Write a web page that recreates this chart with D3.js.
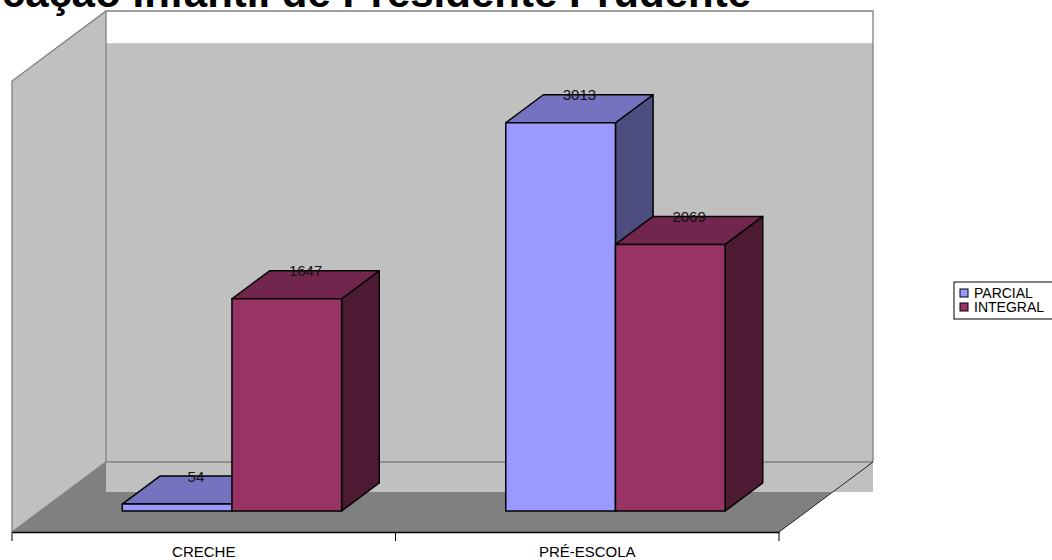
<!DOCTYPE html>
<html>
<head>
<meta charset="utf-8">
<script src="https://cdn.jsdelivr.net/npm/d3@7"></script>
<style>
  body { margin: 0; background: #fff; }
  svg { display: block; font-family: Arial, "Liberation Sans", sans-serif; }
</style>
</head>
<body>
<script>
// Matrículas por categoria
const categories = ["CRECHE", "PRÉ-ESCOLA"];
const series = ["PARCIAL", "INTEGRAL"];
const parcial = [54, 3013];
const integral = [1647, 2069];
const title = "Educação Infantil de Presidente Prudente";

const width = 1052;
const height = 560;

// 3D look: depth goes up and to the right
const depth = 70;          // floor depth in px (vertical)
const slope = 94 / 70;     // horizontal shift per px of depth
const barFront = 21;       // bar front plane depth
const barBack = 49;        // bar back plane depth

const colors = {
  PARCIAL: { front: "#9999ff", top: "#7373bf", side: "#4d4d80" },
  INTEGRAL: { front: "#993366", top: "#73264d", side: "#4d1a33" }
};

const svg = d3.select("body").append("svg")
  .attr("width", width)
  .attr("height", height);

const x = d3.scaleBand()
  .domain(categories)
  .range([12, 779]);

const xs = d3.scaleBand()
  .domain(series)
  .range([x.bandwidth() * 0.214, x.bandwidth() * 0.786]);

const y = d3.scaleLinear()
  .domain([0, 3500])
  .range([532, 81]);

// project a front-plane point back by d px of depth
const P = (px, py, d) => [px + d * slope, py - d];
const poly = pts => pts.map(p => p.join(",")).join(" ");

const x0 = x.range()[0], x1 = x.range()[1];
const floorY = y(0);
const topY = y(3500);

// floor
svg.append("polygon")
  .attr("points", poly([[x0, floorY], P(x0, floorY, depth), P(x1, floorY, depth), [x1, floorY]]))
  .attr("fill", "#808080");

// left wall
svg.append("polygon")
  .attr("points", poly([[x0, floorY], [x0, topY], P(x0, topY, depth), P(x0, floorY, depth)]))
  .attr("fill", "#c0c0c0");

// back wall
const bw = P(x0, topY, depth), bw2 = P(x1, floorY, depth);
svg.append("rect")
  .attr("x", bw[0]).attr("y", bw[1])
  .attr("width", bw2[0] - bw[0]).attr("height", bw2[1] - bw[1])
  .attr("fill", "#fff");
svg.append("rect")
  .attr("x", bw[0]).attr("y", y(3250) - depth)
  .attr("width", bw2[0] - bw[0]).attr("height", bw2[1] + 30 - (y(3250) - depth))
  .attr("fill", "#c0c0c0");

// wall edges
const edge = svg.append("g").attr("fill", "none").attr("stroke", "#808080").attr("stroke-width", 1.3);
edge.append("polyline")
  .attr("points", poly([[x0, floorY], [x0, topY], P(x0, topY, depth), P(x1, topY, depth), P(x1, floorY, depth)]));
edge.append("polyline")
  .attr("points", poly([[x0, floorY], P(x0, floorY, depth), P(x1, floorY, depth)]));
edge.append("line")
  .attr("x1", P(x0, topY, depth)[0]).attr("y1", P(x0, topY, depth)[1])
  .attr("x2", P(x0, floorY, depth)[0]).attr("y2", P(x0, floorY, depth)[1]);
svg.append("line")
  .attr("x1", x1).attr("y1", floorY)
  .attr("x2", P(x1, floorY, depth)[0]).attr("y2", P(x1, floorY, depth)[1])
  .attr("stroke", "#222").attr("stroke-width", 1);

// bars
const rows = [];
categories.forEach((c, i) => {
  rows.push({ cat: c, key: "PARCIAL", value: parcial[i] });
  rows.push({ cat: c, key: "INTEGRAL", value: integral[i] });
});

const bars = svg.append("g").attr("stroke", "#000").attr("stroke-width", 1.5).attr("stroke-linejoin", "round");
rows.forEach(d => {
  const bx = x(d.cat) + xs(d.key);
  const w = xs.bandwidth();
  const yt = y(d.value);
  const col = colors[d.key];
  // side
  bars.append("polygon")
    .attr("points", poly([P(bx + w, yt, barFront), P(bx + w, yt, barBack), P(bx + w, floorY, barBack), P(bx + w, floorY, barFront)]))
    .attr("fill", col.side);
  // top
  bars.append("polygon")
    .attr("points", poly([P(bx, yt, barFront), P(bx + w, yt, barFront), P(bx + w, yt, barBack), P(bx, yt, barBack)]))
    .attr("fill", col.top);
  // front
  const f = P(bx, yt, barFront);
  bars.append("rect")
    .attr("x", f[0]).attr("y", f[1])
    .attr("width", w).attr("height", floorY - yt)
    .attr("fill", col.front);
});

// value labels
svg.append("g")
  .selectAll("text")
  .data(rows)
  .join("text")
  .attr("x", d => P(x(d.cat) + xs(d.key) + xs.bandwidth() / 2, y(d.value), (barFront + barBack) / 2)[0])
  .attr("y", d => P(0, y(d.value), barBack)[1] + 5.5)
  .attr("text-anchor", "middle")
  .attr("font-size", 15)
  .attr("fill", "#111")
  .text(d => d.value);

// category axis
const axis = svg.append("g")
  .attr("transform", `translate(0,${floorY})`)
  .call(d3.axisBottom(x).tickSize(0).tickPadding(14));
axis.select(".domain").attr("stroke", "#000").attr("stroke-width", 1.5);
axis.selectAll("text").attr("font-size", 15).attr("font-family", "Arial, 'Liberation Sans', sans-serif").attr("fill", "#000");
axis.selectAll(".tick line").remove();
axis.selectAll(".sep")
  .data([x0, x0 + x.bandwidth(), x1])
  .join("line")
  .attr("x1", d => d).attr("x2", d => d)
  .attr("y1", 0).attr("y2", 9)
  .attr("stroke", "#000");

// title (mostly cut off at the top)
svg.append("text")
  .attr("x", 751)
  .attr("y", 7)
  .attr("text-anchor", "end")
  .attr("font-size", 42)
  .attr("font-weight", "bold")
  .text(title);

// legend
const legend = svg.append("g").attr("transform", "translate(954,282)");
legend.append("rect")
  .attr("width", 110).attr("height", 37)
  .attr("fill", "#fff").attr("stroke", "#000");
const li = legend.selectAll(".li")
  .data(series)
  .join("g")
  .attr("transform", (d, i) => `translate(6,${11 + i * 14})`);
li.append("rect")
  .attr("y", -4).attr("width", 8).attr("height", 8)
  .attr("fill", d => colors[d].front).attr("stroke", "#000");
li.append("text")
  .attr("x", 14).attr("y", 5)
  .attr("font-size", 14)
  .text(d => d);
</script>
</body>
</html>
--- --- ---
• **Work required**: Without the pictures, repeat the listing above exactly.

• **Exercise solution**:
Write a web page that recreates this chart with D3.js.
<!DOCTYPE html>
<html>
<head>
<meta charset="utf-8">
<script src="https://cdn.jsdelivr.net/npm/d3@7"></script>
<style>
  body { margin: 0; background: #fff; }
  svg { display: block; font-family: Arial, "Liberation Sans", sans-serif; }
</style>
</head>
<body>
<script>
// Matrículas por categoria
const categories = ["CRECHE", "PRÉ-ESCOLA"];
const series = ["PARCIAL", "INTEGRAL"];
const parcial = [54, 3013];
const integral = [1647, 2069];
const title = "Educação Infantil de Presidente Prudente";

const width = 1052;
const height = 560;

// 3D look: depth goes up and to the right
const depth = 70;          // floor depth in px (vertical)
const slope = 94 / 70;     // horizontal shift per px of depth
const barFront = 21;       // bar front plane depth
const barBack = 49;        // bar back plane depth

const colors = {
  PARCIAL: { front: "#9999ff", top: "#7373bf", side: "#4d4d80" },
  INTEGRAL: { front: "#993366", top: "#73264d", side: "#4d1a33" }
};

const svg = d3.select("body").append("svg")
  .attr("width", width)
  .attr("height", height);

const x = d3.scaleBand()
  .domain(categories)
  .range([12, 779]);

const xs = d3.scaleBand()
  .domain(series)
  .range([x.bandwidth() * 0.214, x.bandwidth() * 0.786]);

const y = d3.scaleLinear()
  .domain([0, 3500])
  .range([532, 81]);

// project a front-plane point back by d px of depth
const P = (px, py, d) => [px + d * slope, py - d];
const poly = pts => pts.map(p => p.join(",")).join(" ");

const x0 = x.range()[0], x1 = x.range()[1];
const floorY = y(0);
const topY = y(3500);

// floor
svg.append("polygon")
  .attr("points", poly([[x0, floorY], P(x0, floorY, depth), P(x1, floorY, depth), [x1, floorY]]))
  .attr("fill", "#808080");

// left wall
svg.append("polygon")
  .attr("points", poly([[x0, floorY], [x0, topY], P(x0, topY, depth), P(x0, floorY, depth)]))
  .attr("fill", "#c0c0c0");

// back wall
const bw = P(x0, topY, depth), bw2 = P(x1, floorY, depth);
svg.append("rect")
  .attr("x", bw[0]).attr("y", bw[1])
  .attr("width", bw2[0] - bw[0]).attr("height", bw2[1] - bw[1])
  .attr("fill", "#fff");
svg.append("rect")
  .attr("x", bw[0]).attr("y", y(3250) - depth)
  .attr("width", bw2[0] - bw[0]).attr("height", bw2[1] + 30 - (y(3250) - depth))
  .attr("fill", "#c0c0c0");

// wall edges
const edge = svg.append("g").attr("fill", "none").attr("stroke", "#808080").attr("stroke-width", 1.3);
edge.append("polyline")
  .attr("points", poly([[x0, floorY], [x0, topY], P(x0, topY, depth), P(x1, topY, depth), P(x1, floorY, depth)]));
edge.append("polyline")
  .attr("points", poly([[x0, floorY], P(x0, floorY, depth), P(x1, floorY, depth)]));
edge.append("line")
  .attr("x1", P(x0, topY, depth)[0]).attr("y1", P(x0, topY, depth)[1])
  .attr("x2", P(x0, floorY, depth)[0]).attr("y2", P(x0, floorY, depth)[1]);
svg.append("line")
  .attr("x1", x1).attr("y1", floorY)
  .attr("x2", P(x1, floorY, depth)[0]).attr("y2", P(x1, floorY, depth)[1])
  .attr("stroke", "#222").attr("stroke-width", 1);

// bars
const rows = [];
categories.forEach((c, i) => {
  rows.push({ cat: c, key: "PARCIAL", value: parcial[i] });
  rows.push({ cat: c, key: "INTEGRAL", value: integral[i] });
});

const bars = svg.append("g").attr("stroke", "#000").attr("stroke-width", 1.5).attr("stroke-linejoin", "round");
rows.forEach(d => {
  const bx = x(d.cat) + xs(d.key);
  const w = xs.bandwidth();
  const yt = y(d.value);
  const col = colors[d.key];
  // side
  bars.append("polygon")
    .attr("points", poly([P(bx + w, yt, barFront), P(bx + w, yt, barBack), P(bx + w, floorY, barBack), P(bx + w, floorY, barFront)]))
    .attr("fill", col.side);
  // top
  bars.append("polygon")
    .attr("points", poly([P(bx, yt, barFront), P(bx + w, yt, barFront), P(bx + w, yt, barBack), P(bx, yt, barBack)]))
    .attr("fill", col.top);
  // front
  const f = P(bx, yt, barFront);
  bars.append("rect")
    .attr("x", f[0]).attr("y", f[1])
    .attr("width", w).attr("height", floorY - yt)
    .attr("fill", col.front);
});

// value labels
svg.append("g")
  .selectAll("text")
  .data(rows)
  .join("text")
  .attr("x", d => P(x(d.cat) + xs(d.key) + xs.bandwidth() / 2, y(d.value), (barFront + barBack) / 2)[0])
  .attr("y", d => P(0, y(d.value), barBack)[1] + 5.5)
  .attr("text-anchor", "middle")
  .attr("font-size", 15)
  .attr("fill", "#111")
  .text(d => d.value);

// category axis
const axis = svg.append("g")
  .attr("transform", `translate(0,${floorY})`)
  .call(d3.axisBottom(x).tickSize(0).tickPadding(14));
axis.select(".domain").attr("stroke", "#000").attr("stroke-width", 1.5);
axis.selectAll("text").attr("font-size", 15).attr("font-family", "Arial, 'Liberation Sans', sans-serif").attr("fill", "#000");
axis.selectAll(".tick line").remove();
axis.selectAll(".sep")
  .data([x0, x0 + x.bandwidth(), x1])
  .join("line")
  .attr("x1", d => d).attr("x2", d => d)
  .attr("y1", 0).attr("y2", 9)
  .attr("stroke", "#000");

// title (mostly cut off at the top)
svg.append("text")
  .attr("x", 751)
  .attr("y", 7)
  .attr("text-anchor", "end")
  .attr("font-size", 42)
  .attr("font-weight", "bold")
  .text(title);

// legend
const legend = svg.append("g").attr("transform", "translate(954,282)");
legend.append("rect")
  .attr("width", 110).attr("height", 37)
  .attr("fill", "#fff").attr("stroke", "#000");
const li = legend.selectAll(".li")
  .data(series)
  .join("g")
  .attr("transform", (d, i) => `translate(6,${11 + i * 14})`);
li.append("rect")
  .attr("y", -4).attr("width", 8).attr("height", 8)
  .attr("fill", d => colors[d].front).attr("stroke", "#000");
li.append("text")
  .attr("x", 14).attr("y", 5)
  .attr("font-size", 14)
  .text(d => d);
</script>
</body>
</html>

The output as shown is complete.